Written exercise
Retype only the lines from the one containing "Output the Python" through the one containing "import plotly.graph_objects as go", both included, word for word. Pictures stay out of the copy.

Stored records
------------------------------------------------------------

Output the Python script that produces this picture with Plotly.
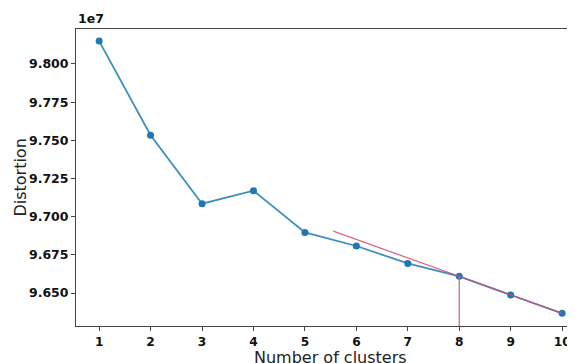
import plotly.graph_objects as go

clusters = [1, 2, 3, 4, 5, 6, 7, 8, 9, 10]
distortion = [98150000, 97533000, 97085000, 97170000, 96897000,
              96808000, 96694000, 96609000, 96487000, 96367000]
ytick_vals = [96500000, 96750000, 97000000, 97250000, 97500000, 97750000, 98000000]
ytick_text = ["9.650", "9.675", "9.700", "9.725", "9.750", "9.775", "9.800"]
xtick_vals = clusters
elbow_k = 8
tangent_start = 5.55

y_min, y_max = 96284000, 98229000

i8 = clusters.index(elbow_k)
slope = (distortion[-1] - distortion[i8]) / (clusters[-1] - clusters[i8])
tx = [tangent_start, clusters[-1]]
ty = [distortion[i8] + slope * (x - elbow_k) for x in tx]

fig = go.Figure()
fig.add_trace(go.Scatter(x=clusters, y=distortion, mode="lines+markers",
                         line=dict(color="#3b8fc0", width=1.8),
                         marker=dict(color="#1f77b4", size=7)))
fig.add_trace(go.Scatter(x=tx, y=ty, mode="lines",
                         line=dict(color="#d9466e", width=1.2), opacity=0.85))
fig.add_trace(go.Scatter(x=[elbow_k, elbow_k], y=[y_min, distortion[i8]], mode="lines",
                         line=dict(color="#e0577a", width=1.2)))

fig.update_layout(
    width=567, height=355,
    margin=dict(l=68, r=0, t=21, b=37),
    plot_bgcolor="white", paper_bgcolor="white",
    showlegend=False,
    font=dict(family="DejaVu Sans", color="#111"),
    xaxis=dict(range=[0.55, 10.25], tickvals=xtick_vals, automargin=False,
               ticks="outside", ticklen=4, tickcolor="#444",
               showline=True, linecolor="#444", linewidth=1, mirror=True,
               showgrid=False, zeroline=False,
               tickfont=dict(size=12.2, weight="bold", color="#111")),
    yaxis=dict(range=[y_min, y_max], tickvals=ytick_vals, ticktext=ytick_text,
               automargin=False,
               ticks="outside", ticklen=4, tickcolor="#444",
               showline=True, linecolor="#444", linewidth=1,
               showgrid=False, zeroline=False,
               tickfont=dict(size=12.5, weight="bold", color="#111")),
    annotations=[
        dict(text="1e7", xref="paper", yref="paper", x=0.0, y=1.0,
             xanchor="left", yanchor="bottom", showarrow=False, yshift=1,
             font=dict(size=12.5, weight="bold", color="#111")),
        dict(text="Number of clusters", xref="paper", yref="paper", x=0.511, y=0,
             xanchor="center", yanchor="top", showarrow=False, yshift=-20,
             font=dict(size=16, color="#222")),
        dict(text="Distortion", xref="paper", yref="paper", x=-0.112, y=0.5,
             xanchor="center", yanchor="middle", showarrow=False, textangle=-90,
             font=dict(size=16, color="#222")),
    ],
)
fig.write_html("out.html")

------------------------------------------------------------

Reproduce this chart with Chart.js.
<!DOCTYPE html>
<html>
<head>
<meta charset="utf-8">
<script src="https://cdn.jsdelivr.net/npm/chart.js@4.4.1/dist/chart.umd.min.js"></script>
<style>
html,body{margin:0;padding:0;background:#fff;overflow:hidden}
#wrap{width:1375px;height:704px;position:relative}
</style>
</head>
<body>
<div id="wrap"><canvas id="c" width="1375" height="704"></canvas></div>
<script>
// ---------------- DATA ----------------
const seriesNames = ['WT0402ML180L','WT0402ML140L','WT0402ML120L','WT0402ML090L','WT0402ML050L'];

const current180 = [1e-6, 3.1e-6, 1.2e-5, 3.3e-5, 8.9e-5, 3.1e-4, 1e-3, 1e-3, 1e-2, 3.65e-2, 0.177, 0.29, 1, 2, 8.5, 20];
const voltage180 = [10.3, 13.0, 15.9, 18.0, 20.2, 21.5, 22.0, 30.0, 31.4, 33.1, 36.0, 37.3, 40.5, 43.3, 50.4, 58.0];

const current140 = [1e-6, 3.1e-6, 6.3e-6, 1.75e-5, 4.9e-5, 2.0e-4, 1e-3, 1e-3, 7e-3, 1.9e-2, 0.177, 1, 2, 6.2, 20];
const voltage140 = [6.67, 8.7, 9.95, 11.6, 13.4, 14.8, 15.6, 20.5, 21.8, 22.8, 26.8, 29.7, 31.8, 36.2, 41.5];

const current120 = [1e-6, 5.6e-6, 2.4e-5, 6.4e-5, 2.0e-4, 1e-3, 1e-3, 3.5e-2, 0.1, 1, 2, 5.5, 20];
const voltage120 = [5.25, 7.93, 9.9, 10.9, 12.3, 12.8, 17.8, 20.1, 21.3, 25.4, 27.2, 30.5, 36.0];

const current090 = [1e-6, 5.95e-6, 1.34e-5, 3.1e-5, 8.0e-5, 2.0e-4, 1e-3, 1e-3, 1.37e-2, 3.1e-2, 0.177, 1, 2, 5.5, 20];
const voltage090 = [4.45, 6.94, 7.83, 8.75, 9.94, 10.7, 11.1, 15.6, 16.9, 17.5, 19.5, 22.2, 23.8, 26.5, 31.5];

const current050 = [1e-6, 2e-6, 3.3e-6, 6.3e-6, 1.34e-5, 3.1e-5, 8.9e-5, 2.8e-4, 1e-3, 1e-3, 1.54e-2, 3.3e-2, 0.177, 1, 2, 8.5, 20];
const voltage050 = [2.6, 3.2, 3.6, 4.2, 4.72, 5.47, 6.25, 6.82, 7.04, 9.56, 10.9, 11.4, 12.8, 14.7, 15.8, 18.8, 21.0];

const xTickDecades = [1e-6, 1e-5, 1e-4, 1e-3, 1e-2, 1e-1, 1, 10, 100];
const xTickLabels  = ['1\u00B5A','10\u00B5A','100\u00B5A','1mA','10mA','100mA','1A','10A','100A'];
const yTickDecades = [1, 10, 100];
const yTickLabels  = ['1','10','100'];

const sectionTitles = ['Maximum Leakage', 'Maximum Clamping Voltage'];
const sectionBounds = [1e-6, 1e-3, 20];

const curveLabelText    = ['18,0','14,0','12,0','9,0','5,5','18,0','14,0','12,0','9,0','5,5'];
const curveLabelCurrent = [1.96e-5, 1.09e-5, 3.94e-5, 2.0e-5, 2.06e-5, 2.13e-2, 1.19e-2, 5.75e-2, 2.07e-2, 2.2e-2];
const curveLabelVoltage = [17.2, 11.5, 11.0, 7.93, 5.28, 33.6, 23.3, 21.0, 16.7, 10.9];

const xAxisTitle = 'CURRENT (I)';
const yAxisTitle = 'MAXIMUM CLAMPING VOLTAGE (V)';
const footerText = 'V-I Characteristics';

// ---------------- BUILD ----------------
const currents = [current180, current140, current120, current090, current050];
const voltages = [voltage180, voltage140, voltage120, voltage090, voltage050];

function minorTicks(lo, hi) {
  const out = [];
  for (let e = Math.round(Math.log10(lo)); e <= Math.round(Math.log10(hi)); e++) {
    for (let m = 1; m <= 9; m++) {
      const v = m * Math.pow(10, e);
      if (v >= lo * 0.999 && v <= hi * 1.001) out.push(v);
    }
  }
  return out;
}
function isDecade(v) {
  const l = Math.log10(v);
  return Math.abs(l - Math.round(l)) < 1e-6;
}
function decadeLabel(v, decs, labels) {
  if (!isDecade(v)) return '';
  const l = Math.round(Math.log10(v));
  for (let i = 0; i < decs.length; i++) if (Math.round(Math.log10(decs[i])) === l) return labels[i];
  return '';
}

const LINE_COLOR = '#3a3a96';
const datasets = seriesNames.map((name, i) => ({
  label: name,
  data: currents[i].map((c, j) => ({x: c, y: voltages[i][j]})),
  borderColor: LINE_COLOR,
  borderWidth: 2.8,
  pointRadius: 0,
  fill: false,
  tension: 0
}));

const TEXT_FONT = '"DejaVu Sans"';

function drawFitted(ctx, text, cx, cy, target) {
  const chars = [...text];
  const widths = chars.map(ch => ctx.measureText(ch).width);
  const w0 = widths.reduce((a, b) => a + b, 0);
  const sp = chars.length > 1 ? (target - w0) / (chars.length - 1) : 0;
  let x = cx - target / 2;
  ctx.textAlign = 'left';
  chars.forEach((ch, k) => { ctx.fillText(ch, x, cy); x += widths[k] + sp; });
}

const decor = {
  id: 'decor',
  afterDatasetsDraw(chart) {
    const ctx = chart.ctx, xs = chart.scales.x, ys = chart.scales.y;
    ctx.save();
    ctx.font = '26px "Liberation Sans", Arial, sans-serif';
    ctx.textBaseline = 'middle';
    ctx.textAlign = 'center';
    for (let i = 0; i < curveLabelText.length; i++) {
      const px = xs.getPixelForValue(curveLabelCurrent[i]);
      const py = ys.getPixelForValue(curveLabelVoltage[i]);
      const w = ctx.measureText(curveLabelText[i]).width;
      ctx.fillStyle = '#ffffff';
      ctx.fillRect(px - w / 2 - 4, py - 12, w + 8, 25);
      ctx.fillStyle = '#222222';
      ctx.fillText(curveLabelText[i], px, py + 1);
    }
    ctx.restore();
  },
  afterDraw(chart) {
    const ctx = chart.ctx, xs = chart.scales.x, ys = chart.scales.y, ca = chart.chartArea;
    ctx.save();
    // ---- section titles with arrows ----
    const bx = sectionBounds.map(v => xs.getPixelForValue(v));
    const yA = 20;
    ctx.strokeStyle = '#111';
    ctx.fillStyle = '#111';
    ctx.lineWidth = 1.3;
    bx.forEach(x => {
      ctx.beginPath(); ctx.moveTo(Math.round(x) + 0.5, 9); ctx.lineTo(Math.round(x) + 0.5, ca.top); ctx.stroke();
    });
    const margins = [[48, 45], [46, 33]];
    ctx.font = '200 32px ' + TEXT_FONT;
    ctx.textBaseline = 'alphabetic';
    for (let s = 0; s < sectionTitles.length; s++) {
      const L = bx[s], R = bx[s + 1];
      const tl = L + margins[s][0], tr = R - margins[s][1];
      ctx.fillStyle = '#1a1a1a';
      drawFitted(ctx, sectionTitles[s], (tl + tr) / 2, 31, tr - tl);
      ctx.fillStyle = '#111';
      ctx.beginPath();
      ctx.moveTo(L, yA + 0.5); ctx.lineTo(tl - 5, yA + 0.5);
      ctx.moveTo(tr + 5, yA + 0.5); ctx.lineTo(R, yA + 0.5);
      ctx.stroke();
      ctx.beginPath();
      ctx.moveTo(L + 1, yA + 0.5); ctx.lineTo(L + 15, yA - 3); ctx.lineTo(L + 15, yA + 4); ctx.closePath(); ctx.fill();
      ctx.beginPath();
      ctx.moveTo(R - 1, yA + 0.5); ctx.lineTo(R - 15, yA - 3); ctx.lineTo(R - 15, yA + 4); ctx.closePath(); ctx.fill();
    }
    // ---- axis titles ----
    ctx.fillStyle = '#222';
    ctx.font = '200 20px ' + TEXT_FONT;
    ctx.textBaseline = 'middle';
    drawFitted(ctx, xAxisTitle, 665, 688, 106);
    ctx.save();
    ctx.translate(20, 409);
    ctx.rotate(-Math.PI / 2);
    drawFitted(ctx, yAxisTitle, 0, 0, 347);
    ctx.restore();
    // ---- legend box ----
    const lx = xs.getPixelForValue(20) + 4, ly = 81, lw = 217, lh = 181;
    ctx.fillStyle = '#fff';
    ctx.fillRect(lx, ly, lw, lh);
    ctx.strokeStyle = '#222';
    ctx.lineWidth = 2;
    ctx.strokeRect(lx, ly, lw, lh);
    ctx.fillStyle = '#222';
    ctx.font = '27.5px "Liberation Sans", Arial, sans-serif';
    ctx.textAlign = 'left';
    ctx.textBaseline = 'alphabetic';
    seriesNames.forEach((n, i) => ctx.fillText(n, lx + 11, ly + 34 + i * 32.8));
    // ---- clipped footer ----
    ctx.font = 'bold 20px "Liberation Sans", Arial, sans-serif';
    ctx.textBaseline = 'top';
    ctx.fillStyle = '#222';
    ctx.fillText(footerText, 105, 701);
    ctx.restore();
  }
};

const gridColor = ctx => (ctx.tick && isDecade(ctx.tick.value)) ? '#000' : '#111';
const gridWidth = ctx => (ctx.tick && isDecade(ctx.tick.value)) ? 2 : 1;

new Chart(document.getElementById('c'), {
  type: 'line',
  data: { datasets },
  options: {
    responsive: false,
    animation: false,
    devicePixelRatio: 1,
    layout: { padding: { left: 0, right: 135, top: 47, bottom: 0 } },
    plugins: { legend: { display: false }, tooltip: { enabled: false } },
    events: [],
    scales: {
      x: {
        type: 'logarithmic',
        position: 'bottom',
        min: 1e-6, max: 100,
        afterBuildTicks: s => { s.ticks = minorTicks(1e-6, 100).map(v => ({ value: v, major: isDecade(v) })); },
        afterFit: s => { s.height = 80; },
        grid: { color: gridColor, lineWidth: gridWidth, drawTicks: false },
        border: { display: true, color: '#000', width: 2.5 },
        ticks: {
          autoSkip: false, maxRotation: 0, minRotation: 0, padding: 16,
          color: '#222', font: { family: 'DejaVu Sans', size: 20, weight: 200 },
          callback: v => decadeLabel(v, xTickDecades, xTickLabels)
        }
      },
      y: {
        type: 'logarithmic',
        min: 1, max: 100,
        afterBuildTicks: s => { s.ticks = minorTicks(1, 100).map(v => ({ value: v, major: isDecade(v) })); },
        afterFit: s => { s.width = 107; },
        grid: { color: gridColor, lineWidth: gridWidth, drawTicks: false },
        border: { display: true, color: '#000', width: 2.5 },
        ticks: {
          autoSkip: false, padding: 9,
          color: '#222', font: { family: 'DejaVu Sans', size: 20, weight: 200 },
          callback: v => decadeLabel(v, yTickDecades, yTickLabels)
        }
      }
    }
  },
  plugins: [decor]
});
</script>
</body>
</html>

------------------------------------------------------------

Output for this exercise
Output the Python script that produces this picture with Plotly.
import plotly.graph_objects as go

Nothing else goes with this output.